We’ve been spending our Saturdays hiking across South Korea - one trail at a time. I’m not someone who would classify myself as an avid hiker…or any sort of hiker at all for that matter. Growing up I have memories of traipsing after my oldest sister in the woods behind our house in Germany. I was always ready to turn back. I preferred playing with Playmobil or my American Girl doll. The only time I can remember enjoying hiking is when my Uncle would come and take us on adventures in the woods, and we would return late at night exhausted and with wet shoes. I remember the wet shoes part because my Mom was usually irritated the next morning when none of us had clean shoes for school. Tim and I hiked a bit in New England and if we were on vacation - but never on the regular. However, here I am in Korea planning our hikes for the weekends.

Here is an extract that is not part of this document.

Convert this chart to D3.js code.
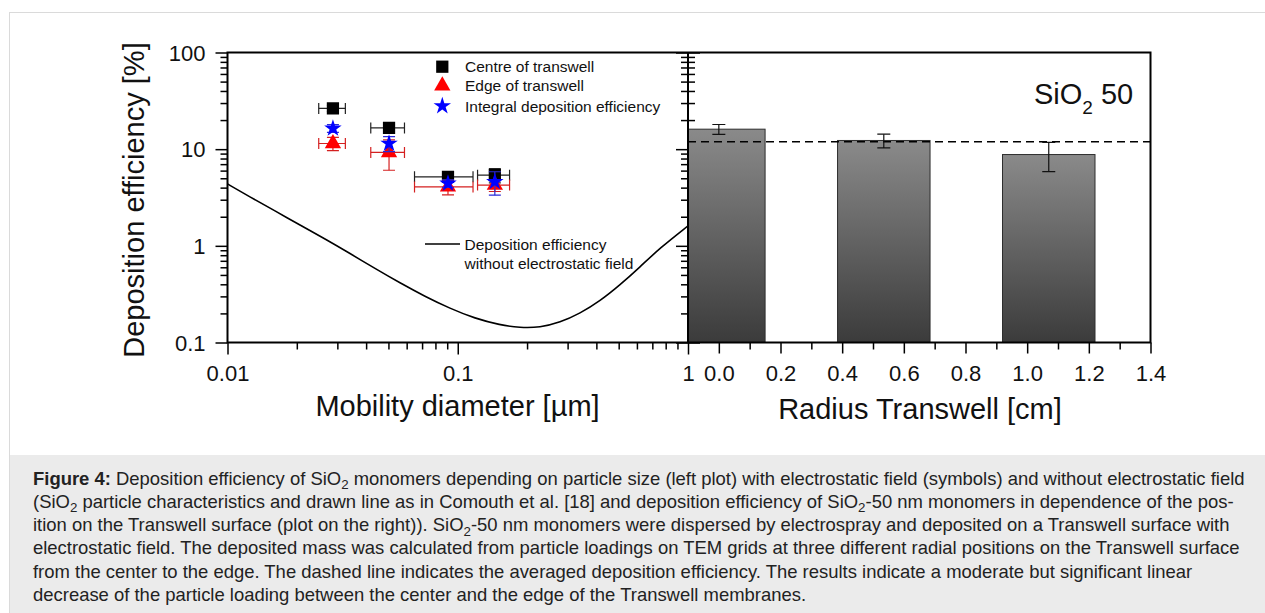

Somehow, the Korean hikes always feel like one is being pulled over on us. We expect an easy to moderate hike, and by the end of it even Baby Olive is sweating—and she’s being carried. I feel like I’m never prepared for it. On the way back I’m usually grasping at sturdy-looking trees for extra support and wondering how much a helicopter evacuation will set us back. The Koreans however are very prepared and always have snacks, which they graciously share. Back home in the US if an elderly couple offered me trail mix on a hike I’d politely decline. That’s not an option here. One, because I don’t speak the language and two, because I’m hungry. A few weekends ago we hiked at a place called Elephant Rock. By the time we had made it to the beach to see the Elephant Rock, the girls are ready for snacks and naps. Unfortunately, there's another 90 minute hike back to the car. On our way back we stop to catch our breath. and this lovely Korean couple starts to dig around in their fanny pack as soon as they get sight of us. This happens so regularly I know what they are searching for -- something to offer us. They produced what I can only describe as the Asian version of a Werther’s Original and offer them to us. Since we don’t speak any Korean, Tim and I just continually bowed our heads and say thank you. We looked like bobbleheads on a car dashboard. The candies are exactly what I needed, and I made a mental note to buy Werther's next time I'm on Base. The Koreans continue to ask us questions about the girls in Korean, and I just answer what I can only imagine they're asking: she’s two, she’s one, yes, yes very close in age. They completely ignored that we don’t speak their language. We go on like this for a little while and then the two go on their way, smiling back at us on their way up the mountain. They don’t look fatigued at all. It must be the Asian Werther’s. In all honestly, the girls do great! Myself, included.

This past weekend we did a shorter hike near a honey bee farm and cafe. We hadn't checked the forecast and once we reached the peak it started to pour. It rained the entire hike back. Looks like my shoes will be wet again, sorry Mom!